— Start Source excerpt —

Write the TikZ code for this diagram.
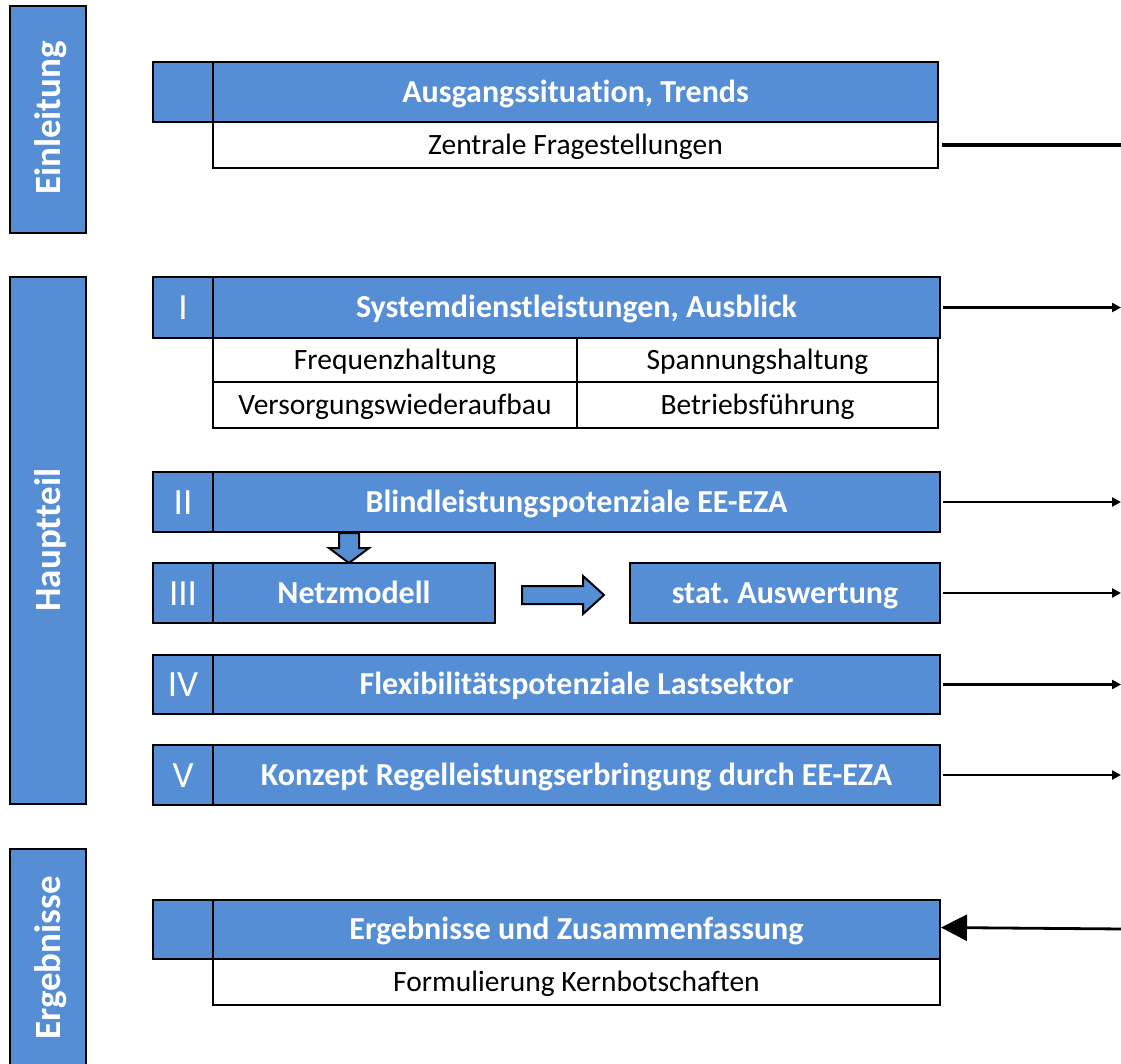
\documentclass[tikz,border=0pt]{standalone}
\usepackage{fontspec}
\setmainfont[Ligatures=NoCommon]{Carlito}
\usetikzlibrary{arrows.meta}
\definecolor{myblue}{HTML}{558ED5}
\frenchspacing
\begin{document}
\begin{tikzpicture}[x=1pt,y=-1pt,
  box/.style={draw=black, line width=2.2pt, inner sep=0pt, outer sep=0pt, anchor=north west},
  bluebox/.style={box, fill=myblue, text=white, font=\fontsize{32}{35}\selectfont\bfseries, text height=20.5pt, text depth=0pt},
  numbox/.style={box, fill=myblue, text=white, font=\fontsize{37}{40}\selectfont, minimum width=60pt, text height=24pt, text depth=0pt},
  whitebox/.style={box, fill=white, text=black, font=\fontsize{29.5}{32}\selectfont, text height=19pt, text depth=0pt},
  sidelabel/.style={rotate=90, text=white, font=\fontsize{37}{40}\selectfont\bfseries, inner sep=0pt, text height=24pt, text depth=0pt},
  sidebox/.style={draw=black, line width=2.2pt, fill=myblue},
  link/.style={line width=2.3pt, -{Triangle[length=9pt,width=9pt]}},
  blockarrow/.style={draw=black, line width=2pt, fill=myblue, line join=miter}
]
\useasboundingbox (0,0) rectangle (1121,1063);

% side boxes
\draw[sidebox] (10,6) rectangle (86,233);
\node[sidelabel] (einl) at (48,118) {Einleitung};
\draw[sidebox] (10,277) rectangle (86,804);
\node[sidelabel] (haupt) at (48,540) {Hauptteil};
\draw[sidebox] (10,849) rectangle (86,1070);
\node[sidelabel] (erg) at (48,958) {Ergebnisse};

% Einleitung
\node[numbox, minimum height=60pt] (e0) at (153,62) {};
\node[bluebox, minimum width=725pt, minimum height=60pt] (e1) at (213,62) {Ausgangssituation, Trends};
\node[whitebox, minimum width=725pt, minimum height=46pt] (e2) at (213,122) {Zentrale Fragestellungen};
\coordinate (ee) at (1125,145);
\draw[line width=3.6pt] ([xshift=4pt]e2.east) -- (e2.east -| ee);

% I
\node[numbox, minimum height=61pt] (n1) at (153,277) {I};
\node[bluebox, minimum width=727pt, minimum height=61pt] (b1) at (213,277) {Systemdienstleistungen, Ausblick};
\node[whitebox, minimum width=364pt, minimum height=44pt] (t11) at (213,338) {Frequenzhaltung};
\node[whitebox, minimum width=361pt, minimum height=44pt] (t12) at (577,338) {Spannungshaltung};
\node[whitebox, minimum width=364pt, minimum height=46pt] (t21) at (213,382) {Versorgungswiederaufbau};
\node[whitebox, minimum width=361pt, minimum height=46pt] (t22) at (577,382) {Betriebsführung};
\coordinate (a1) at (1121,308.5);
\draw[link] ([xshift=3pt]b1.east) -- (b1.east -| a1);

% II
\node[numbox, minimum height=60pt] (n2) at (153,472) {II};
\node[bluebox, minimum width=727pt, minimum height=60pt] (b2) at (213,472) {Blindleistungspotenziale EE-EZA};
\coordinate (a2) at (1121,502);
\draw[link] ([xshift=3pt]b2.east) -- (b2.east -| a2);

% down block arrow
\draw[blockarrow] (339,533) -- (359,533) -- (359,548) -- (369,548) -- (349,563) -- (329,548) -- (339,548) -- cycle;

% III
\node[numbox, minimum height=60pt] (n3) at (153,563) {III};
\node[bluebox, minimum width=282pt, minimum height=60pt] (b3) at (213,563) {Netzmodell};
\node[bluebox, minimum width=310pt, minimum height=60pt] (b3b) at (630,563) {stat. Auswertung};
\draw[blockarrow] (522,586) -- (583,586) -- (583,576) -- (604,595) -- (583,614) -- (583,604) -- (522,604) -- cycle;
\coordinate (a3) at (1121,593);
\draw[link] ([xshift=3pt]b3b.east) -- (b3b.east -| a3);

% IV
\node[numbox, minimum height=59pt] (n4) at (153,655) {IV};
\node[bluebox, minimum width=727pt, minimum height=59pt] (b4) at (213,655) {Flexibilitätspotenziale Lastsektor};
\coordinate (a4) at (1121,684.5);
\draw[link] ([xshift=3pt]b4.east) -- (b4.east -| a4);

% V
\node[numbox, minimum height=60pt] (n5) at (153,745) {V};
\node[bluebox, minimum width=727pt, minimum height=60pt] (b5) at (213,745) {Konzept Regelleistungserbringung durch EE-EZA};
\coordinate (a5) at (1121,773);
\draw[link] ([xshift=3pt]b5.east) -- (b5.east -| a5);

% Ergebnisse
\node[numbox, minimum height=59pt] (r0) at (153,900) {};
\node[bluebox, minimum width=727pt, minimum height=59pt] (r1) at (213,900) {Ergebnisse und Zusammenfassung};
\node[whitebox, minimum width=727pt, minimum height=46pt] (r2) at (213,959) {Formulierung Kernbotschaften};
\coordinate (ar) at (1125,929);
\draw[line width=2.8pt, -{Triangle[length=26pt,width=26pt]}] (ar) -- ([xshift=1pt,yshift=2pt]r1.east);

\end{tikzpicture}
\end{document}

— End Source excerpt —

# Given task:
Do not include the images; transcribe the rest of the listing exactly.

# Task answer:
Write the TikZ code for this diagram.
\documentclass[tikz,border=0pt]{standalone}
\usepackage{fontspec}
\setmainfont[Ligatures=NoCommon]{Carlito}
\usetikzlibrary{arrows.meta}
\definecolor{myblue}{HTML}{558ED5}
\frenchspacing
\begin{document}
\begin{tikzpicture}[x=1pt,y=-1pt,
  box/.style={draw=black, line width=2.2pt, inner sep=0pt, outer sep=0pt, anchor=north west},
  bluebox/.style={box, fill=myblue, text=white, font=\fontsize{32}{35}\selectfont\bfseries, text height=20.5pt, text depth=0pt},
  numbox/.style={box, fill=myblue, text=white, font=\fontsize{37}{40}\selectfont, minimum width=60pt, text height=24pt, text depth=0pt},
  whitebox/.style={box, fill=white, text=black, font=\fontsize{29.5}{32}\selectfont, text height=19pt, text depth=0pt},
  sidelabel/.style={rotate=90, text=white, font=\fontsize{37}{40}\selectfont\bfseries, inner sep=0pt, text height=24pt, text depth=0pt},
  sidebox/.style={draw=black, line width=2.2pt, fill=myblue},
  link/.style={line width=2.3pt, -{Triangle[length=9pt,width=9pt]}},
  blockarrow/.style={draw=black, line width=2pt, fill=myblue, line join=miter}
]
\useasboundingbox (0,0) rectangle (1121,1063);

% side boxes
\draw[sidebox] (10,6) rectangle (86,233);
\node[sidelabel] (einl) at (48,118) {Einleitung};
\draw[sidebox] (10,277) rectangle (86,804);
\node[sidelabel] (haupt) at (48,540) {Hauptteil};
\draw[sidebox] (10,849) rectangle (86,1070);
\node[sidelabel] (erg) at (48,958) {Ergebnisse};

% Einleitung
\node[numbox, minimum height=60pt] (e0) at (153,62) {};
\node[bluebox, minimum width=725pt, minimum height=60pt] (e1) at (213,62) {Ausgangssituation, Trends};
\node[whitebox, minimum width=725pt, minimum height=46pt] (e2) at (213,122) {Zentrale Fragestellungen};
\coordinate (ee) at (1125,145);
\draw[line width=3.6pt] ([xshift=4pt]e2.east) -- (e2.east -| ee);

% I
\node[numbox, minimum height=61pt] (n1) at (153,277) {I};
\node[bluebox, minimum width=727pt, minimum height=61pt] (b1) at (213,277) {Systemdienstleistungen, Ausblick};
\node[whitebox, minimum width=364pt, minimum height=44pt] (t11) at (213,338) {Frequenzhaltung};
\node[whitebox, minimum width=361pt, minimum height=44pt] (t12) at (577,338) {Spannungshaltung};
\node[whitebox, minimum width=364pt, minimum height=46pt] (t21) at (213,382) {Versorgungswiederaufbau};
\node[whitebox, minimum width=361pt, minimum height=46pt] (t22) at (577,382) {Betriebsführung};
\coordinate (a1) at (1121,308.5);
\draw[link] ([xshift=3pt]b1.east) -- (b1.east -| a1);

% II
\node[numbox, minimum height=60pt] (n2) at (153,472) {II};
\node[bluebox, minimum width=727pt, minimum height=60pt] (b2) at (213,472) {Blindleistungspotenziale EE-EZA};
\coordinate (a2) at (1121,502);
\draw[link] ([xshift=3pt]b2.east) -- (b2.east -| a2);

% down block arrow
\draw[blockarrow] (339,533) -- (359,533) -- (359,548) -- (369,548) -- (349,563) -- (329,548) -- (339,548) -- cycle;

% III
\node[numbox, minimum height=60pt] (n3) at (153,563) {III};
\node[bluebox, minimum width=282pt, minimum height=60pt] (b3) at (213,563) {Netzmodell};
\node[bluebox, minimum width=310pt, minimum height=60pt] (b3b) at (630,563) {stat. Auswertung};
\draw[blockarrow] (522,586) -- (583,586) -- (583,576) -- (604,595) -- (583,614) -- (583,604) -- (522,604) -- cycle;
\coordinate (a3) at (1121,593);
\draw[link] ([xshift=3pt]b3b.east) -- (b3b.east -| a3);

% IV
\node[numbox, minimum height=59pt] (n4) at (153,655) {IV};
\node[bluebox, minimum width=727pt, minimum height=59pt] (b4) at (213,655) {Flexibilitätspotenziale Lastsektor};
\coordinate (a4) at (1121,684.5);
\draw[link] ([xshift=3pt]b4.east) -- (b4.east -| a4);

% V
\node[numbox, minimum height=60pt] (n5) at (153,745) {V};
\node[bluebox, minimum width=727pt, minimum height=60pt] (b5) at (213,745) {Konzept Regelleistungserbringung durch EE-EZA};
\coordinate (a5) at (1121,773);
\draw[link] ([xshift=3pt]b5.east) -- (b5.east -| a5);

% Ergebnisse
\node[numbox, minimum height=59pt] (r0) at (153,900) {};
\node[bluebox, minimum width=727pt, minimum height=59pt] (r1) at (213,900) {Ergebnisse und Zusammenfassung};
\node[whitebox, minimum width=727pt, minimum height=46pt] (r2) at (213,959) {Formulierung Kernbotschaften};
\coordinate (ar) at (1125,929);
\draw[line width=2.8pt, -{Triangle[length=26pt,width=26pt]}] (ar) -- ([xshift=1pt,yshift=2pt]r1.east);

\end{tikzpicture}
\end{document}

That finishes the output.